The Court’s opinion stands in stark opposition to earlier religious funding decisions, and especially its 2004 opinion in Locke v. Davey. In Locke, the Court upheld a state scholarship program that prohibited recipients from using the funds to pursue a degree in devotional theology. The Court attempted to distinguish Trinity Lutheran from Locke by relying on a distinction between religious identity and religious activities. It explained, “Davey was not denied a scholarship because of who he was; he was denied a scholarship because of what he proposed to do—use the funds to prepare for the ministry. Here there is no question that Trinity Lutheran was denied a grant simply because of what it is—a church.”

How government agencies administering grant programs are expected to distinguish between a house of worship’s religious identity and its religious activities is a spectacularly difficult (if not impossible) task that’s entirely ignored by the Court. Making such a distinction is now constitutionally essential, however, as programs must navigate between not funding religious activities, lest they violate the Establishment Clause, and not “discriminating” against religious institutions, lest they violate the Free Exercise Clause. Previously, state programs could safely avoid such perilous questions by simply declining to fund houses of worship. Trinity Lutheran throws such policies into question—although the scope of the ruling is unclear. (More on that later.)

Both Justice Gorsuch in concurrence and Justice Sotomayor in dissent criticized the majority’s attempt to create a line between religious identity and activities, though they ultimately arrive at opposing conclusions.

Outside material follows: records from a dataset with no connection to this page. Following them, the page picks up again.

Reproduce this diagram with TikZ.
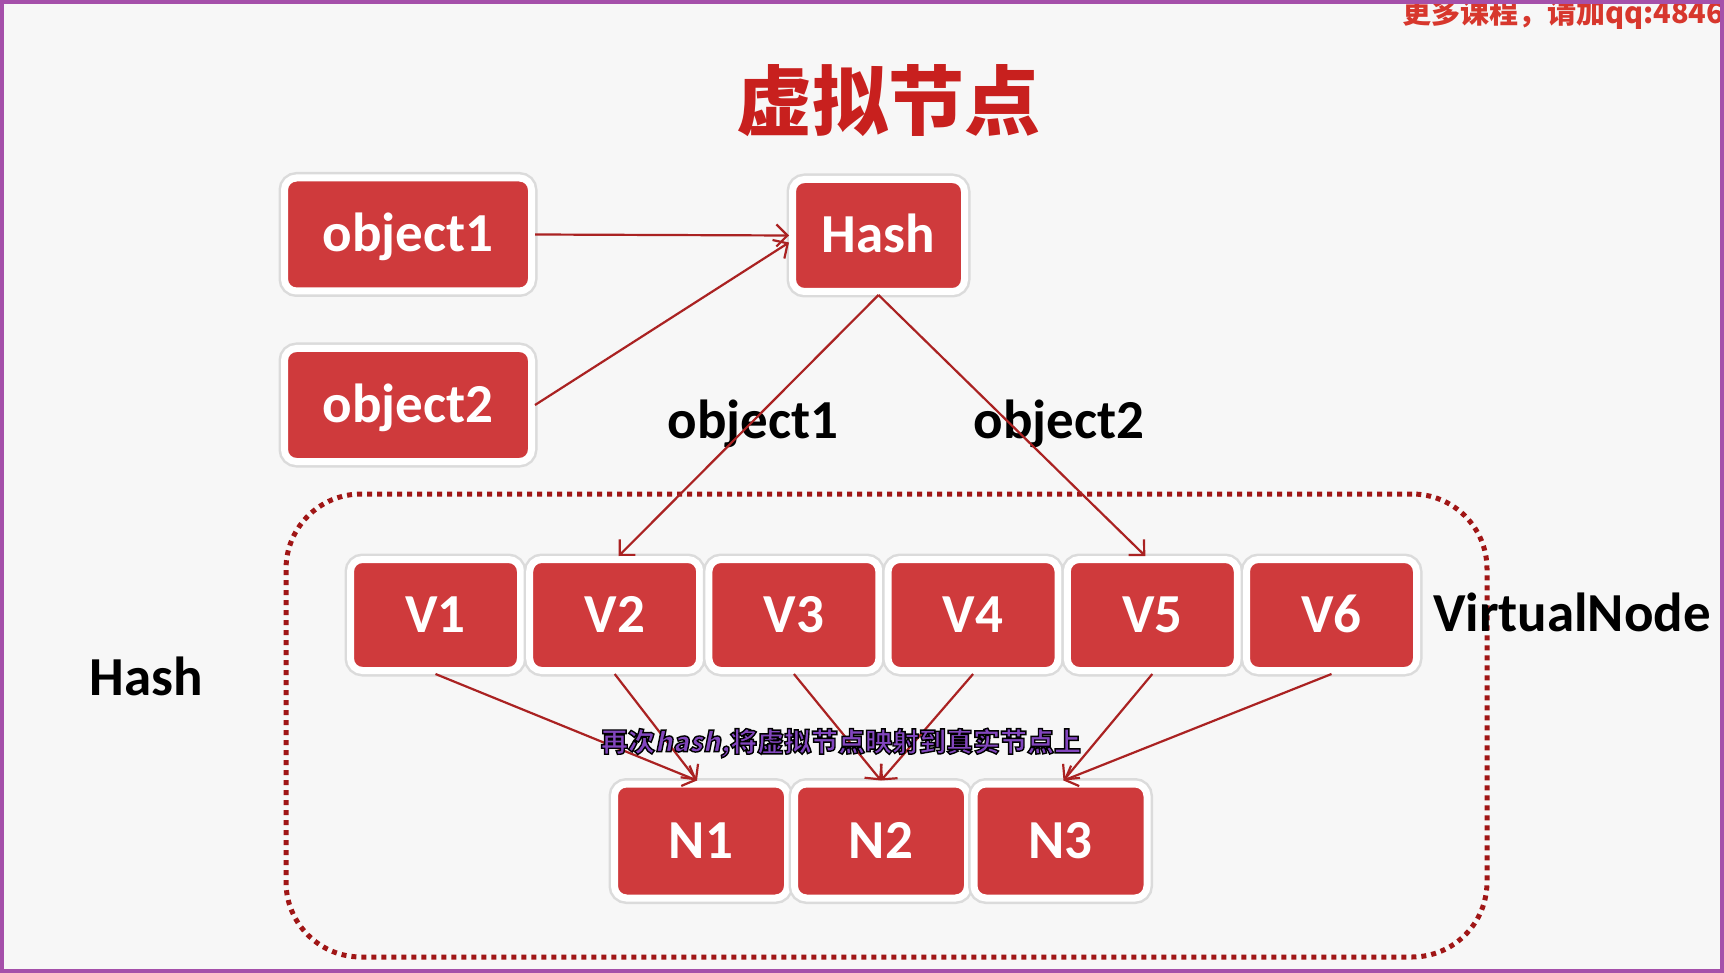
\documentclass[tikz,border=0pt]{standalone}
\usepackage{fontspec}
\setmainfont{Carlito}
\newfontfamily\cjk{Noto Sans CJK SC}
\newfontfamily\cjkslant[FakeSlant=0.2]{Noto Sans CJK SC}
\usetikzlibrary{arrows.meta,calc}
\definecolor{bg}{RGB}{247,247,247}
\definecolor{boxred}{RGB}{207,58,60}
\definecolor{titlered}{RGB}{200,32,30}
\definecolor{arrowred}{RGB}{170,34,34}
\definecolor{dotred}{RGB}{160,22,22}
\definecolor{framecol}{RGB}{165,80,170}
\definecolor{subpurple}{RGB}{130,70,190}
\definecolor{wmred}{RGB}{215,55,45}
\newcommand{\outlon}{\special{pdf:literal direct 2 Tr 1.4 w 0 0 0 RG}}
\newcommand{\outloff}{\special{pdf:literal direct 0 Tr}}
\begin{document}
\begin{tikzpicture}[x=1pt,y=-1pt,
  box/.style={fill=boxred, draw=white, line width=7pt, rounded corners=12pt,
    text=white, font=\fontsize{55}{60}\selectfont\bfseries, inner sep=0pt,
    text height=35pt, text depth=0pt,
    preaction={draw=black!14, line width=12pt}},
  lbl/.style={text=black, font=\fontsize{55}{60}\selectfont\bfseries, inner sep=0pt,
    text height=35pt, text depth=0pt},
  arr/.style={draw=arrowred, line width=2.2pt,
    -{Straight Barb[length=11pt, width=22pt, line width=2.2pt]}},
  dotbox/.style={draw=dotred, line width=5pt, dash pattern=on 5pt off 5pt,
    rounded corners=75pt, inner sep=0pt}
]
\useasboundingbox (0,0) rectangle (1724,973);
\fill[bg] (0,0) rectangle (1724,973);

% title
\node[font=\cjk\bfseries\fontsize{76}{80}\selectfont, text=titlered, inner sep=0pt] (title) at (888,101) {虚拟节点};

% watermark
\node[font=\cjk\bfseries\fontsize{29}{32}\selectfont, text=wmred, anchor=west, inner sep=0pt] (wm) at (1402,14) {更多课程，请加qq:4846};

% group frame
\node[dotbox, minimum width=1201pt, minimum height=463pt] (grp) at (886.5,725.5) {};

% top boxes
\node[box, minimum width=247pt, minimum height=113pt] (o1) at (408,234.5) {object1};
\node[box, minimum width=247pt, minimum height=113pt] (o2) at (408,405) {object2};
\node[box, minimum width=172pt, minimum height=112pt] (hash) at (878.5,235.5) {Hash};

% labels
\node[lbl] (lo1) at (753,421) {object1};
\node[lbl] (lo2) at (1059,421) {object2};
\node[lbl] (lhash) at (146,678) {Hash};
\node[lbl] (lvn) at (1572,614) {VirtualNode};

% virtual nodes
\foreach \i/\x in {1/435.5,2/614.7,3/793.9,4/973.1,5/1152.3,6/1331.5}
  \node[box, minimum width=170pt, minimum height=111pt] (v\i) at (\x,615) {V\i};

% real nodes
\foreach \i/\x in {1/701,2/881,3/1060.5}
  \node[box, minimum width=173pt, minimum height=114pt] (n\i) at (\x,841) {N\i};

% arrows
\draw[arr] (o1.east) -- (hash.west);
\draw[arr] (o2.east) -- ($(hash.west)+(0,7)$);
\draw[arr] (hash.south) -- ($(v2.north)+(4,0)$);
\draw[arr] (hash.south) -- ($(v5.north)+(-7,0)$);
\draw[arr] (v1.south) -- ($(n1.north)+(-4,0)$);
\draw[arr] (v2.south) -- ($(n1.north)+(-4,0)$);
\draw[arr] (v3.south) -- (n2.north);
\draw[arr] (v4.south) -- (n2.north);
\draw[arr] (v5.south) -- ($(n3.north)+(3,0)$);
\draw[arr] (v6.south) -- ($(n3.north)+(3,0)$);

% subtitle
\node[font=\cjk\bfseries\fontsize{27}{30}\selectfont, text=subpurple, inner sep=0pt] (sub) at (841,743)
  {\outlon 再次{\cjkslant hash,}将虚拟节点映射到真实节点上\outloff};

% frame
\draw[framecol, line width=4pt] (2,2) rectangle (1722,971);
\end{tikzpicture}
\end{document}
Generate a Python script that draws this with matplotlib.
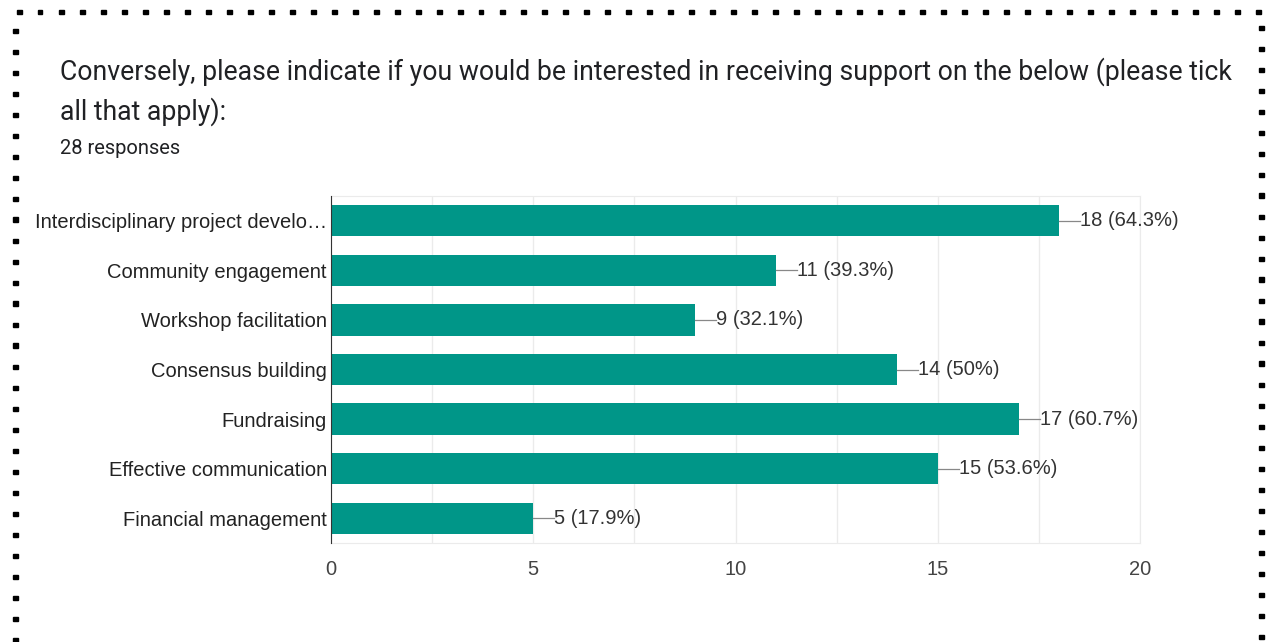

Gorsuch asked, “Can it really matter whether the restriction in Locke was phrased in terms of use instead of status (for was it a student who wanted a vocational degree in religion? Or was it a religious student who wanted the necessary education for his chosen vocation?).”

Similarly, in her Trinity Lutheran dissent, Sotomayor wrote, “the Church has a religious mission, one that it pursues through the [preschool]. The playground surface cannot be confined to secular use any more than lumber used to frame the Church’s walls, glass stained and used to form its windows, or nails used to build its altar.” But while Gorsuch’s opinion suggests that he would support even direct state subsidization of religious activities, Sotomayor argued that directly subsidizing a house of worship—even for ostensibly non-religious expenses such as playground surfaces—is proscribed by the Establishment Clause.

It’s notable that the Court has previously declined to require religious organizations to distinguish between their religious and secular activities. A 1987 decision, Corporation of the Presiding Bishop v. Amos, involved an Establishment Clause challenge to a religious exemption that permitted religious organizations to hire employees based on their faith, even for secular jobs such as janitorial work. The plaintiff in that case argued that while the exemption was justified for employees with religious duties, it was unconstitutional when applied to employees with purely secular jobs.

The Court disagreed, finding that creating such a constitutional line would be untenable. It held, “It is a significant burden on a religious organization to require it, on pain of substantial liability, to predict which of its activities a secular court will consider religious. The line is hardly a bright one.” Thus, the Amos Court declined to adopt a constitutional bright line between religious and secular activities in order to grant religious organizations advantageous exemptions. However in Trinity Lutheran, it relies on precisely such a distinction in order to permit (indeed, require) state funding of houses of worship.

As a more general matter, it is suspect that the majority opinion decries treating houses of worship as different from secular organizations, when the Court has repeatedly relied on this difference to grant exemptions to faith-based organizations that are unavailable to secular nonprofits. As Justice Sotomayor explains, “the government may draw lines on the basis of religious status to grant a benefit to religious persons or entities but it may not draw lines on that basis when doing so would further the interests the Religion Clauses protect in other ways. Nothing supports this lopsided outcome.”

The only saving grace (so to speak) of the opinion is buried in a footnote, though how lower courts will interpret both its weight and substance is unclear. The footnote states, “this case involves express discrimination based on religious identity with respect to playground resurfacing. We do not address religious uses of funding or other forms of discrimination.” Two of the six justices who signed the majority opinion—Gorsuch and Thomas—dissented from the footnote, though Justice Breyer, who concurred only in the judgment, appears to support it.

More importantly, it’s far from clear how literally to interpret the footnote’s apparent attempt to confine the decision exclusively to programs involving playground resurfacing. Justice Gorsuch explained in his concurrence that lower courts might (in his view, mistakenly,) “read it to suggest that only ‘playground resurfacing’ cases, or only those with some association with children’s safety or health, or perhaps some other social good we find sufficiently worthy, are governed by the legal rules recounted in . . . the Court’s opinion.” While this narrow reading of the case would limit the damage it inflicts on the Establishment Clause, it seems likely that at least some courts will interpret the decision far more broadly, and sanction a variety of programs providing direct funding to houses of worship.

Regardless of how the footnote is interpreted, the Court’s opinion in Trinity Lutheran demonstrates a fundamental misunderstanding of the purpose of the religion clauses, and effectively ignores the danger of using public coffers to subsidize houses of worship.  The majority describes this as a case about religious discrimination, which demonstrates how successful the religious right has been at rebranding nearly any attempt to enforce the Establishment Clause as a form of religious persecution. Declining to divert public money to churches has long been considered necessary to protect the individual right of conscience of the citizenry. Far from being discriminatory, separation of church and state is intended to ensure that individuals may choose to adhere to any or no religious beliefs free from coercion, and that the church itself is protected from government intrusion. The majority opinion ignores the long history of and important justifications for prohibiting state subsidization of houses of worship. Hopefully, its damage will be confined to the unusually sympathetic facts of this case.